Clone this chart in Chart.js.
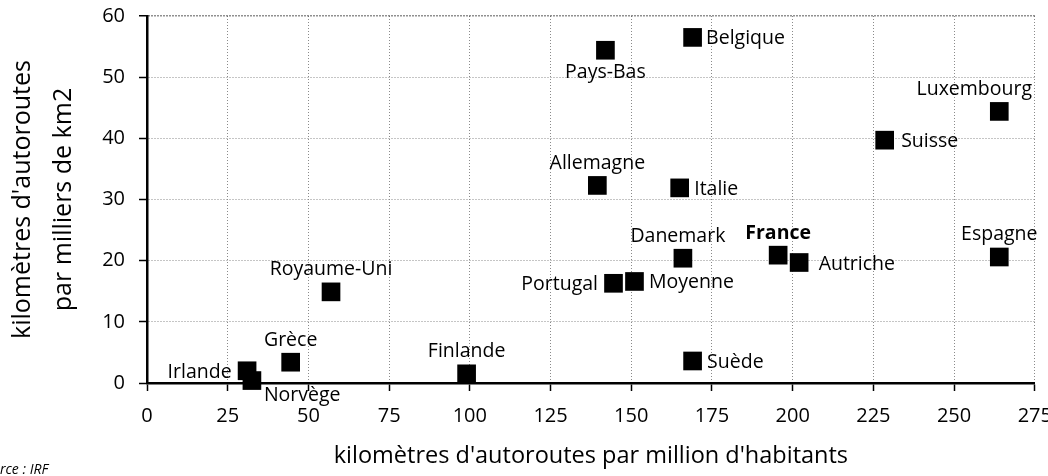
<!DOCTYPE html>
<html lang="fr">
<head>
<meta charset="utf-8">
<title>Densité autoroutière en Europe</title>
<script src="https://cdn.jsdelivr.net/npm/chart.js@4.4.1/dist/chart.umd.min.js"></script>
<style>
  html, body { margin: 0; padding: 0; background: #fff; }
  #wrap { width: 1048px; height: 476px; position: relative; }
</style>
</head>
<body>
<div id="wrap"><canvas id="chart"></canvas></div>
<script>
// Données
const pays = ['Irlande', 'Norvège', 'Grèce', 'Royaume-Uni', 'Finlande', 'Pays-Bas', 'Belgique',
    'Allemagne', 'Italie', 'Danemark', 'Portugal', 'Moyenne', 'France', 'Autriche',
    'Suisse', 'Luxembourg', 'Espagne', 'Suède'];
const kmParMillionHab = [31, 32.5, 44.5, 57, 99, 142, 169, 139.5, 165, 166, 144.5, 151, 195.5, 202, 228.5, 264, 264, 169];
const kmParMilliersKm2 = [2, 0.4, 3.4, 14.9, 1.5, 54.4, 56.5, 32.3, 31.9, 20.4, 16.3, 16.6, 20.9, 19.7, 39.7, 44.4, 20.6, 3.6];
const xTicks = [0, 25, 50, 75, 100, 125, 150, 175, 200, 225, 250, 275];
const yTicks = [0, 10, 20, 30, 40, 50, 60];

// Position des étiquettes autour des carrés
const placement = {
    'Irlande': { pos: 'left' },
    'Norvège': { pos: 'bottomRight' },
    'Grèce': { pos: 'top' },
    'Royaume-Uni': { pos: 'top' },
    'Finlande': { pos: 'top' },
    'Pays-Bas': { pos: 'bottom' },
    'Belgique': { pos: 'right', dx: -1 },
    'Allemagne': { pos: 'top' },
    'Italie': { pos: 'right' },
    'Danemark': { pos: 'top', dx: -5 },
    'Portugal': { pos: 'left' },
    'Moyenne': { pos: 'right' },
    'France': { pos: 'top', bold: true },
    'Autriche': { pos: 'right', dx: 5 },
    'Suisse': { pos: 'right', dx: 2 },
    'Luxembourg': { pos: 'top', dx: -25 },
    'Espagne': { pos: 'top' },
    'Suède': { pos: 'right' }
};

const police = '"Open Sans", "DejaVu Sans", sans-serif';
const texte = '#000';

const etiquettes = {
    id: 'etiquettes',
    afterDatasetsDraw(chart) {
        const ctx = chart.ctx;
        const meta = chart.getDatasetMeta(0);
        const demi = 9.5;
        ctx.save();
        ctx.fillStyle = texte;
        ctx.textBaseline = 'alphabetic';
        meta.data.forEach((pt, i) => {
            const nom = pays[i];
            const p = placement[nom] || { pos: 'right' };
            const dx = p.dx || 0;
            ctx.font = (p.bold ? 'bold ' : '') + '19.5px ' + police;
            let x = pt.x, y = pt.y;
            if (p.pos === 'left') {
                ctx.textAlign = 'right'; x = pt.x - demi - 6 + dx; y = pt.y + 7;
            } else if (p.pos === 'right') {
                ctx.textAlign = 'left'; x = pt.x + demi + 5 + dx; y = pt.y + 7;
            } else if (p.pos === 'top') {
                ctx.textAlign = 'center'; x = pt.x + dx; y = pt.y - demi - 7;
            } else if (p.pos === 'bottom') {
                ctx.textAlign = 'center'; x = pt.x + dx; y = pt.y + demi + 18;
            } else if (p.pos === 'bottomRight') {
                ctx.textAlign = 'left'; x = pt.x + 12 + dx; y = pt.y + 20;
            }
            ctx.fillText(nom, x, y);
        });
        ctx.restore();
    },
    afterDraw(chart) {
        // source, coupée par le bord gauche comme sur l'original
        const ctx = chart.ctx;
        ctx.save();
        ctx.font = 'italic 14px ' + police;
        ctx.fillStyle = texte;
        ctx.textAlign = 'left';
        ctx.textBaseline = 'alphabetic';
        const w = ctx.measureText('Sou').width;
        ctx.fillText('Source : IRF', -w, 474);
        ctx.restore();
    }
};

const points = pays.map((nom, i) => ({ x: kmParMillionHab[i], y: kmParMilliersKm2[i] }));

new Chart(document.getElementById('chart'), {
    type: 'scatter',
    data: {
        datasets: [{
            data: points,
            pointStyle: 'rect',
            pointRadius: 13.2,
            pointHoverRadius: 13.2,
            pointBackgroundColor: '#000',
            pointBorderWidth: 0,
            clip: false
        }]
    },
    options: {
        responsive: true,
        maintainAspectRatio: false,
        animation: false,
        events: [],
        layout: { padding: { top: 16, right: 13, left: 0, bottom: 0 } },
        plugins: {
            legend: { display: false },
            tooltip: { enabled: false }
        },
        scales: {
            x: {
                type: 'linear',
                min: 0,
                max: 275,
                afterBuildTicks: s => { s.ticks = xTicks.map(v => ({ value: v })); },
                afterFit: s => { s.height = 93; s.paddingLeft = 0; s.paddingRight = 0; },
                ticks: {
                    color: texte,
                    font: { family: police, size: 20 },
                    padding: 13,
                    maxRotation: 0
                },
                grid: {
                    color: '#8a8a8a',
                    lineWidth: 1,
                    tickLength: 8,
                    tickColor: '#000',
                    tickWidth: 1.5,
                    tickBorderDash: []
                },
                border: { color: '#000', width: 2.5, dash: [1, 2] },
                title: {
                    display: true,
                    text: "kilomètres d'autoroutes par million d'habitants",
                    color: texte,
                    font: { family: police, size: 23.5, lineHeight: 1.2 },
                    padding: { top: 0, bottom: 6 }
                }
            },
            y: {
                type: 'linear',
                min: 0,
                max: 60,
                afterBuildTicks: s => { s.ticks = yTicks.map(v => ({ value: v })); },
                afterFit: s => { s.width = 147; s.paddingTop = 0; s.paddingBottom = 0; },
                ticks: {
                    color: texte,
                    font: { family: police, size: 20 },
                    padding: 14
                },
                grid: {
                    color: ctx => ctx.tick && ctx.tick.value === 60 ? '#222' : '#8a8a8a',
                    lineWidth: ctx => ctx.tick && ctx.tick.value === 60 ? 1.5 : 1,
                    tickLength: 8,
                    tickColor: '#000',
                    tickWidth: 1.5,
                    tickBorderDash: []
                },
                border: { color: '#000', width: 2.5, dash: [1, 2] },
                title: {
                    display: true,
                    text: ["kilomètres d'autoroutes", 'par milliers de km2'],
                    color: texte,
                    font: { family: police, size: 25, lineHeight: 1.64 },
                    padding: { top: 2, bottom: 0 }
                }
            }
        }
    },
    plugins: [etiquettes]
});
</script>
</body>
</html>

## Objective
Reproduce all of the data exactly, omitting each picture it holds.

## Full answer
Clone this chart in Chart.js.
<!DOCTYPE html>
<html lang="fr">
<head>
<meta charset="utf-8">
<title>Densité autoroutière en Europe</title>
<script src="https://cdn.jsdelivr.net/npm/chart.js@4.4.1/dist/chart.umd.min.js"></script>
<style>
  html, body { margin: 0; padding: 0; background: #fff; }
  #wrap { width: 1048px; height: 476px; position: relative; }
</style>
</head>
<body>
<div id="wrap"><canvas id="chart"></canvas></div>
<script>
// Données
const pays = ['Irlande', 'Norvège', 'Grèce', 'Royaume-Uni', 'Finlande', 'Pays-Bas', 'Belgique',
    'Allemagne', 'Italie', 'Danemark', 'Portugal', 'Moyenne', 'France', 'Autriche',
    'Suisse', 'Luxembourg', 'Espagne', 'Suède'];
const kmParMillionHab = [31, 32.5, 44.5, 57, 99, 142, 169, 139.5, 165, 166, 144.5, 151, 195.5, 202, 228.5, 264, 264, 169];
const kmParMilliersKm2 = [2, 0.4, 3.4, 14.9, 1.5, 54.4, 56.5, 32.3, 31.9, 20.4, 16.3, 16.6, 20.9, 19.7, 39.7, 44.4, 20.6, 3.6];
const xTicks = [0, 25, 50, 75, 100, 125, 150, 175, 200, 225, 250, 275];
const yTicks = [0, 10, 20, 30, 40, 50, 60];

// Position des étiquettes autour des carrés
const placement = {
    'Irlande': { pos: 'left' },
    'Norvège': { pos: 'bottomRight' },
    'Grèce': { pos: 'top' },
    'Royaume-Uni': { pos: 'top' },
    'Finlande': { pos: 'top' },
    'Pays-Bas': { pos: 'bottom' },
    'Belgique': { pos: 'right', dx: -1 },
    'Allemagne': { pos: 'top' },
    'Italie': { pos: 'right' },
    'Danemark': { pos: 'top', dx: -5 },
    'Portugal': { pos: 'left' },
    'Moyenne': { pos: 'right' },
    'France': { pos: 'top', bold: true },
    'Autriche': { pos: 'right', dx: 5 },
    'Suisse': { pos: 'right', dx: 2 },
    'Luxembourg': { pos: 'top', dx: -25 },
    'Espagne': { pos: 'top' },
    'Suède': { pos: 'right' }
};

const police = '"Open Sans", "DejaVu Sans", sans-serif';
const texte = '#000';

const etiquettes = {
    id: 'etiquettes',
    afterDatasetsDraw(chart) {
        const ctx = chart.ctx;
        const meta = chart.getDatasetMeta(0);
        const demi = 9.5;
        ctx.save();
        ctx.fillStyle = texte;
        ctx.textBaseline = 'alphabetic';
        meta.data.forEach((pt, i) => {
            const nom = pays[i];
            const p = placement[nom] || { pos: 'right' };
            const dx = p.dx || 0;
            ctx.font = (p.bold ? 'bold ' : '') + '19.5px ' + police;
            let x = pt.x, y = pt.y;
            if (p.pos === 'left') {
                ctx.textAlign = 'right'; x = pt.x - demi - 6 + dx; y = pt.y + 7;
            } else if (p.pos === 'right') {
                ctx.textAlign = 'left'; x = pt.x + demi + 5 + dx; y = pt.y + 7;
            } else if (p.pos === 'top') {
                ctx.textAlign = 'center'; x = pt.x + dx; y = pt.y - demi - 7;
            } else if (p.pos === 'bottom') {
                ctx.textAlign = 'center'; x = pt.x + dx; y = pt.y + demi + 18;
            } else if (p.pos === 'bottomRight') {
                ctx.textAlign = 'left'; x = pt.x + 12 + dx; y = pt.y + 20;
            }
            ctx.fillText(nom, x, y);
        });
        ctx.restore();
    },
    afterDraw(chart) {
        // source, coupée par le bord gauche comme sur l'original
        const ctx = chart.ctx;
        ctx.save();
        ctx.font = 'italic 14px ' + police;
        ctx.fillStyle = texte;
        ctx.textAlign = 'left';
        ctx.textBaseline = 'alphabetic';
        const w = ctx.measureText('Sou').width;
        ctx.fillText('Source : IRF', -w, 474);
        ctx.restore();
    }
};

const points = pays.map((nom, i) => ({ x: kmParMillionHab[i], y: kmParMilliersKm2[i] }));

new Chart(document.getElementById('chart'), {
    type: 'scatter',
    data: {
        datasets: [{
            data: points,
            pointStyle: 'rect',
            pointRadius: 13.2,
            pointHoverRadius: 13.2,
            pointBackgroundColor: '#000',
            pointBorderWidth: 0,
            clip: false
        }]
    },
    options: {
        responsive: true,
        maintainAspectRatio: false,
        animation: false,
        events: [],
        layout: { padding: { top: 16, right: 13, left: 0, bottom: 0 } },
        plugins: {
            legend: { display: false },
            tooltip: { enabled: false }
        },
        scales: {
            x: {
                type: 'linear',
                min: 0,
                max: 275,
                afterBuildTicks: s => { s.ticks = xTicks.map(v => ({ value: v })); },
                afterFit: s => { s.height = 93; s.paddingLeft = 0; s.paddingRight = 0; },
                ticks: {
                    color: texte,
                    font: { family: police, size: 20 },
                    padding: 13,
                    maxRotation: 0
                },
                grid: {
                    color: '#8a8a8a',
                    lineWidth: 1,
                    tickLength: 8,
                    tickColor: '#000',
                    tickWidth: 1.5,
                    tickBorderDash: []
                },
                border: { color: '#000', width: 2.5, dash: [1, 2] },
                title: {
                    display: true,
                    text: "kilomètres d'autoroutes par million d'habitants",
                    color: texte,
                    font: { family: police, size: 23.5, lineHeight: 1.2 },
                    padding: { top: 0, bottom: 6 }
                }
            },
            y: {
                type: 'linear',
                min: 0,
                max: 60,
                afterBuildTicks: s => { s.ticks = yTicks.map(v => ({ value: v })); },
                afterFit: s => { s.width = 147; s.paddingTop = 0; s.paddingBottom = 0; },
                ticks: {
                    color: texte,
                    font: { family: police, size: 20 },
                    padding: 14
                },
                grid: {
                    color: ctx => ctx.tick && ctx.tick.value === 60 ? '#222' : '#8a8a8a',
                    lineWidth: ctx => ctx.tick && ctx.tick.value === 60 ? 1.5 : 1,
                    tickLength: 8,
                    tickColor: '#000',
                    tickWidth: 1.5,
                    tickBorderDash: []
                },
                border: { color: '#000', width: 2.5, dash: [1, 2] },
                title: {
                    display: true,
                    text: ["kilomètres d'autoroutes", 'par milliers de km2'],
                    color: texte,
                    font: { family: police, size: 25, lineHeight: 1.64 },
                    padding: { top: 2, bottom: 0 }
                }
            }
        }
    },
    plugins: [etiquettes]
});
</script>
</body>
</html>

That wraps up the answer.